From the first line of the data below through the line holding "plt.rcParams['font.family'] = ['Lato', 'DejaVu", output each line exactly and leave the pictures out.

======== Dataset excerpt ========

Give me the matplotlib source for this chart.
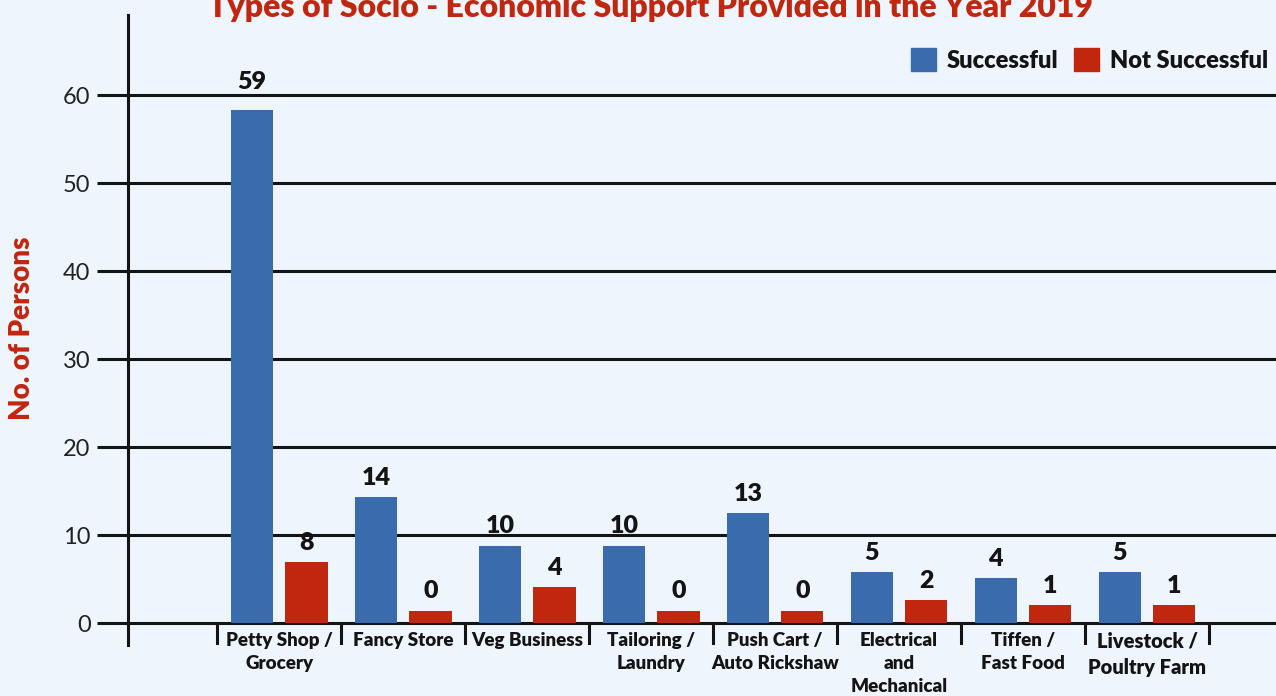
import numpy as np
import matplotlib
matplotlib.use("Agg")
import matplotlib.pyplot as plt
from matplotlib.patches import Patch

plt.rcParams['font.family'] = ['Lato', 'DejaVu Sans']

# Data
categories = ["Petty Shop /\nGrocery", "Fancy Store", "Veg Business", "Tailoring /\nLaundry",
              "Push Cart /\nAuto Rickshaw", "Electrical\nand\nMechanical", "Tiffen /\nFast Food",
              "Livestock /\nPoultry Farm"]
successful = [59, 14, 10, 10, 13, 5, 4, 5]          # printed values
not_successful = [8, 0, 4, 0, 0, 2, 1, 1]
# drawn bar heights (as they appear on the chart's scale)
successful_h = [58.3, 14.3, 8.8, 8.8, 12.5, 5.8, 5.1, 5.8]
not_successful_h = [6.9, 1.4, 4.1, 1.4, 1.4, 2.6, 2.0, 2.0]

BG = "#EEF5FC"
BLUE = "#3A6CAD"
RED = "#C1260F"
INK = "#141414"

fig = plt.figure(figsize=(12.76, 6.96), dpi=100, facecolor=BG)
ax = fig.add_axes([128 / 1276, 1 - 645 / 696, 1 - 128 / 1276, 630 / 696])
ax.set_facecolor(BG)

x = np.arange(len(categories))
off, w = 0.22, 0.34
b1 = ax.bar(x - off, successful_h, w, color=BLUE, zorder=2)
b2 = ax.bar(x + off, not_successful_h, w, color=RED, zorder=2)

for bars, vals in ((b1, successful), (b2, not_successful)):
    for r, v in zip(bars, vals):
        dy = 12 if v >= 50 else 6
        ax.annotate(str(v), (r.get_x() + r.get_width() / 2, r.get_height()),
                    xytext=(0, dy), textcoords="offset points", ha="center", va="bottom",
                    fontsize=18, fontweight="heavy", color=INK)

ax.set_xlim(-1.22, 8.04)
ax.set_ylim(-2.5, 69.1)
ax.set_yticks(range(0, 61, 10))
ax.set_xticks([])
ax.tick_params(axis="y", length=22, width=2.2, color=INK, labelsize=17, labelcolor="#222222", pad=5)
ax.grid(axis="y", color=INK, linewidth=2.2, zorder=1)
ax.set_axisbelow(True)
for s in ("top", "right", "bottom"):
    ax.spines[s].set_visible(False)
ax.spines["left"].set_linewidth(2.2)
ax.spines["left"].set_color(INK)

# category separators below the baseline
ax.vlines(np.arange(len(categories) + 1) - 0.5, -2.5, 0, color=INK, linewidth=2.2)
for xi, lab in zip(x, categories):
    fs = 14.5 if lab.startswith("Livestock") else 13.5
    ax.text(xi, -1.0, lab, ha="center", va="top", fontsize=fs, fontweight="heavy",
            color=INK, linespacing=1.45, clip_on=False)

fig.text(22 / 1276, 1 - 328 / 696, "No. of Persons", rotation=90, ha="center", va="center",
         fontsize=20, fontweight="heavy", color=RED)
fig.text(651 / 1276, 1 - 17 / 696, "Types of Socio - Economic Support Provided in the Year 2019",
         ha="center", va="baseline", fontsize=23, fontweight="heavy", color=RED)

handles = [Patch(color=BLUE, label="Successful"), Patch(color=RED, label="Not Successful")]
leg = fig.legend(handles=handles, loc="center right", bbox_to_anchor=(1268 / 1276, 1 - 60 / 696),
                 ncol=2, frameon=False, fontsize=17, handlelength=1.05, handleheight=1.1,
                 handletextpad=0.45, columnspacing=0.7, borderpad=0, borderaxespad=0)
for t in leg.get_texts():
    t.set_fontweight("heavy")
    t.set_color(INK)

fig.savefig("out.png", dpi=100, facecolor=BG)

========

[Task answer]
Give me the matplotlib source for this chart.
import numpy as np
import matplotlib
matplotlib.use("Agg")
import matplotlib.pyplot as plt
from matplotlib.patches import Patch

plt.rcParams['font.family'] = ['Lato', 'DejaVu Sans']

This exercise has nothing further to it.